Andrew Walker, Director of Research Analysis and Communications
Andrew Walker, Director of Research Analysis and Communications

That said, graduate business school training continues to provide value for students and more than satisfactory preparation for global enterprise roles.

And it’s not just that the workplace is changing — Walker said macroeconomic factors like inflation, the possibility of a recession, and persistent geopolitical challenges put additional pressure on firms to make the right hiring moves at the right time.

Although the survey reported a statistically insignificant shift in average starting salaries and compensation packages, it cites other research centered on lifetime earnings that has consistently connected higher education with greater earnings, particularly in the business space.

2023 MBA grads in the US said they expected to receive slightly higher starting salaries compared to 2022, even after accounting for inflation. In short, obtaining an MBA or other graduate business degree is a great way to establish a lasting and lucrative career.

Business schools continue to develop skills their students need, and employers aren’t giving up on hiring plans despite unfavorable macroeconomic conditions.

“What’s encouraging for us as a business school association is that schools seem to be on the right track, even as so much is changing around them,” Walker said.

GMAC: On the Forefront of Graduate Business Education

GMAC’s Survey Series reflects that certainty to students, faculty, staff, and employers.

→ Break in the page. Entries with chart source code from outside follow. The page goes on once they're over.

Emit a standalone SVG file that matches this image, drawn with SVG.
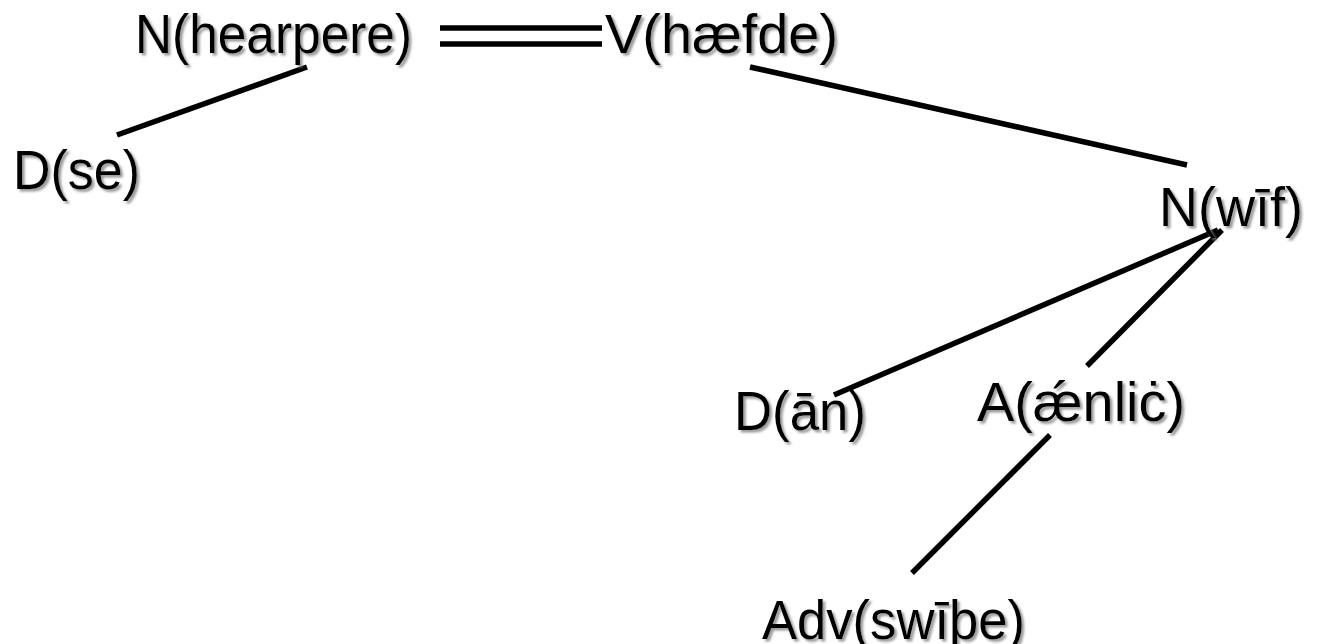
<svg xmlns="http://www.w3.org/2000/svg" width="1318" height="644" viewBox="0 0 1318 644">
<defs>
<filter id="sh" x="-10%" y="-20%" width="130%" height="150%">
<feDropShadow dx="2.5" dy="2.5" stdDeviation="0.8" flood-color="#808080" flood-opacity="0.8"/>
</filter>
<style>
text{font-family:"Liberation Sans",Arial,sans-serif;font-size:56px;fill:#000;filter:url(#sh)}
.c line{stroke:#000;stroke-width:5.5;stroke-linecap:butt}
</style>
</defs>
<rect width="1318" height="644" fill="#fff"/>
<g class="c" id="connectors">
<line x1="440" y1="28" x2="602" y2="28"/>
<line x1="440" y1="44" x2="602" y2="44"/>
<line x1="307" y1="67" x2="117" y2="135"/>
<line x1="750" y1="67" x2="1187" y2="165"/>
<line x1="1218" y1="230" x2="834" y2="395"/>
<line x1="1222" y1="230" x2="1087" y2="366"/>
<line x1="1050" y1="435" x2="912" y2="573"/>
</g>
<g id="n-hearpere"><text x="135" y="53" textLength="277" lengthAdjust="spacingAndGlyphs">N(hearpere)</text></g>
<g id="v-haefde"><text x="605" y="53" textLength="233" lengthAdjust="spacingAndGlyphs">V(hæfde)</text></g>
<g id="d-se"><text x="13" y="189" textLength="127" lengthAdjust="spacingAndGlyphs">D(se)</text></g>
<g id="n-wif"><text x="1159" y="226" textLength="144" lengthAdjust="spacingAndGlyphs">N(wīf)</text></g>
<g id="d-an"><text x="734" y="430" textLength="132" lengthAdjust="spacingAndGlyphs">D(ān)</text></g>
<g id="a-aenlic"><text x="977" y="421" textLength="208" lengthAdjust="spacingAndGlyphs">A(ǽnliċ)</text></g>
<g id="adv-swithe"><text x="762" y="639" textLength="263" lengthAdjust="spacingAndGlyphs">Adv(swīþe)</text></g>
</svg>
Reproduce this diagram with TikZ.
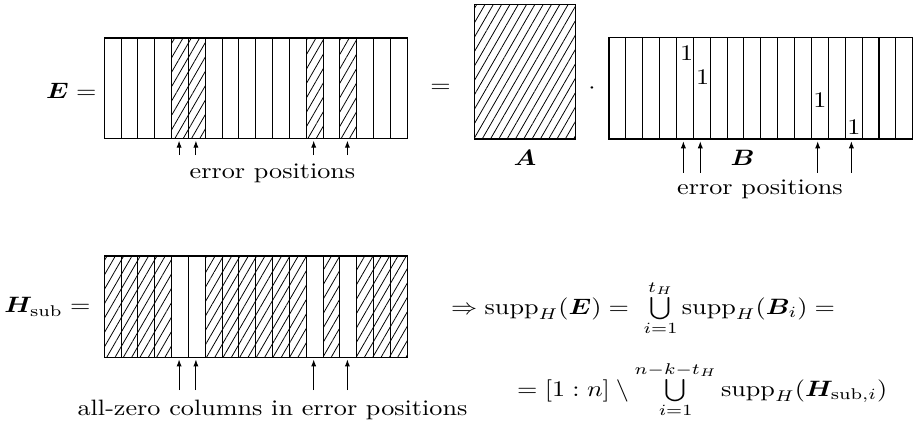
\documentclass[tikz,border=0pt]{standalone}
\usepackage{amsmath,bm,graphicx}
\usetikzlibrary{patterns.meta,arrows.meta}
\newcommand{\sqz}[1]{\scalebox{1}[0.85]{#1}}
\tikzset{
  hatch/.style={pattern={Lines[angle=60,distance=2.75pt,line width=0.3pt]}},
  colbox/.style={draw,line width=0.4pt},
  lbl/.style={inner sep=0pt,anchor=base},
  arr/.style={-{Latex[length=2.7pt,width=2pt]},line width=0.4pt},
}
\begin{document}
\begin{tikzpicture}[x=0.382pt,y=-0.382pt]
\useasboundingbox (0,0) rectangle (913,427);

% ---- E matrix
\foreach \i in {4,5,12,14} \fill[hatch] ({104.3+\i*16.833},38) rectangle ++(16.833,100.3);
\foreach \i in {0,...,17} \draw[colbox] ({104.3+\i*16.833},38) rectangle ++(16.833,100.3);

% ---- A matrix
\draw[colbox,hatch] (474.3,4.3) rectangle (575.7,139);

% ---- B matrix
\foreach \i in {0,...,17} \draw[colbox] ({609+\i*16.87},37.7) rectangle ++(16.87,101.3);
\draw[line width=0.5pt] ({609+14*16.87},37.7) rectangle ++(33.74,101.3);

% ---- H_sub matrix
\foreach \i in {0,1,2,3,6,7,8,9,10,11,13,15,16,17} \fill[hatch] ({104.3+\i*16.833},256) rectangle ++(16.833,101.3);
\foreach \i in {0,...,17} \draw[colbox] ({104.3+\i*16.833},256) rectangle ++(16.833,101.3);

% ---- arrows
\foreach \n/\x in {a/179.1,b/195.9,c/313.7,d/347.4}{
  \coordinate (Et\n) at (\x,155);
  \coordinate (Eh\n) at (\x,140.6);
  \draw[arr] (Et\n) -- (Eh\n);
  \coordinate (Ht\n) at (\x,390);
  \coordinate (Hh\n) at (\x,359.4);
  \draw[arr] (Ht\n) -- (Hh\n);
}
\foreach \n/\x in {a/683.4,b/700.3,c/817.7,d/851.4}{
  \coordinate (Bt\n) at (\x,172.7);
  \coordinate (Bh\n) at (\x,141.2);
  \draw[arr] (Bt\n) -- (Bh\n);
}

% ---- ones in B
\node[inner sep=0pt] (one1) at (686.7,53.3) {\sqz{1}};
\node[inner sep=0pt] (one2) at (702.7,76.7) {\sqz{1}};
\node[inner sep=0pt] (one3) at (820,100) {\sqz{1}};
\node[inner sep=0pt] (one4) at (854,126.7) {\sqz{1}};

% ---- labels
\node[lbl,anchor=base east] (Elbl) at (97,98.7) {\sqz{$\bm{E} =$}};
\node[lbl] (eq1) at (440.5,92.7) {\sqz{$=$}};
\node[lbl] (dot) at (592,93) {\sqz{$\cdot$}};
\node[lbl] (Albl) at (525,165) {\sqz{$\bm{A}$}};
\node[lbl] (Blbl) at (742.7,165.7) {\sqz{$\bm{B}$}};
\node[lbl] (errE) at (272.5,178.3) {\sqz{error positions}};
\node[lbl] (errB) at (760,194) {\sqz{error positions}};
\node[lbl,anchor=base east] (Hlbl) at (91,312.7) {\sqz{$\bm{H}_{\mathrm{sub}} =$}};
\node[lbl] (zero) at (272.5,415) {\sqz{all-zero columns in error positions}};
\node[lbl,anchor=base west] (f1) at (450.7,314) {\sqz{$\Rightarrow \mathrm{supp}_H(\bm{E}) = \;\bigcup\limits_{i=1}^{t_H} \mathrm{supp}_H(\bm{B}_i) =$}};
\node[lbl,anchor=base west] (f2) at (516.7,396) {\sqz{$= [1:n] \setminus \bigcup\limits_{i=1}^{n-k-t_H} \mathrm{supp}_H(\bm{H}_{\mathrm{sub},i})$}};
\end{tikzpicture}
\end{document}
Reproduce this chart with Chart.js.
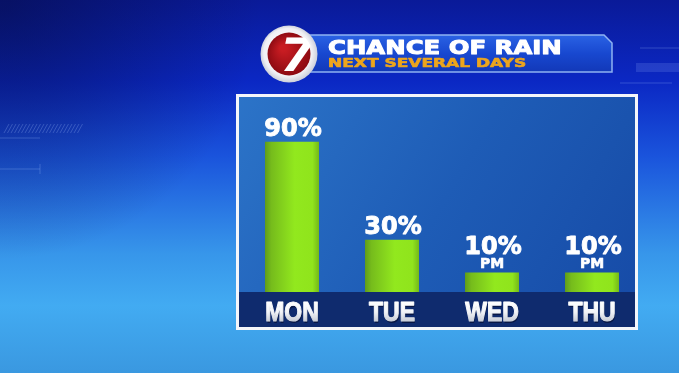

In addition to working with corporate recruiters, the team has looked at business student motivations through a candidate segmentation analysis, surveyed prospective MBA students through mba.com, and assessed admissions offices to understand the candidate pipeline and its implications for schools and employers.

GMAC also fields an Alumni Perspectives Survey to understand how graduates view their experience and whether it adequately prepares them for the rigors of work.

Meanwhile, GMAC does much to help business schools reach and recruit prospective students and prepare them for the classroom, providing copious resources and tools to assist with marketing and candidate evaluation.

Regarding assessments, GMAC goes beyond the GMAT to provide the NMAT by GMAC™, the most candidate-friendly MBA admissions exam, and the Executive Assessment, which helps admissions professionals measure skills critical for success in an executive MBA program.

Professional development opportunities help admission professionals stay abreast of industry developments, share best practices, and acquire career-building skills.

Walker said he continues to be impressed with how business schools have quickly adapted to the rise of the hybrid, interconnected workplace, putting students in a position to succeed as work changes. It’s up to students to understand, appreciate, and respond to instruction designed to improve their people and tech skills to make the workplace work better. Walker said he has no doubt schools will continue to rise to the occasion.

“Students need to home in on those core skills we already know are important for the workplace,” Walker said. “They’re just going to have to wield them in a new environment — presumably one that will continue changing, which is what business schools have always been good at equipping their graduates to do.”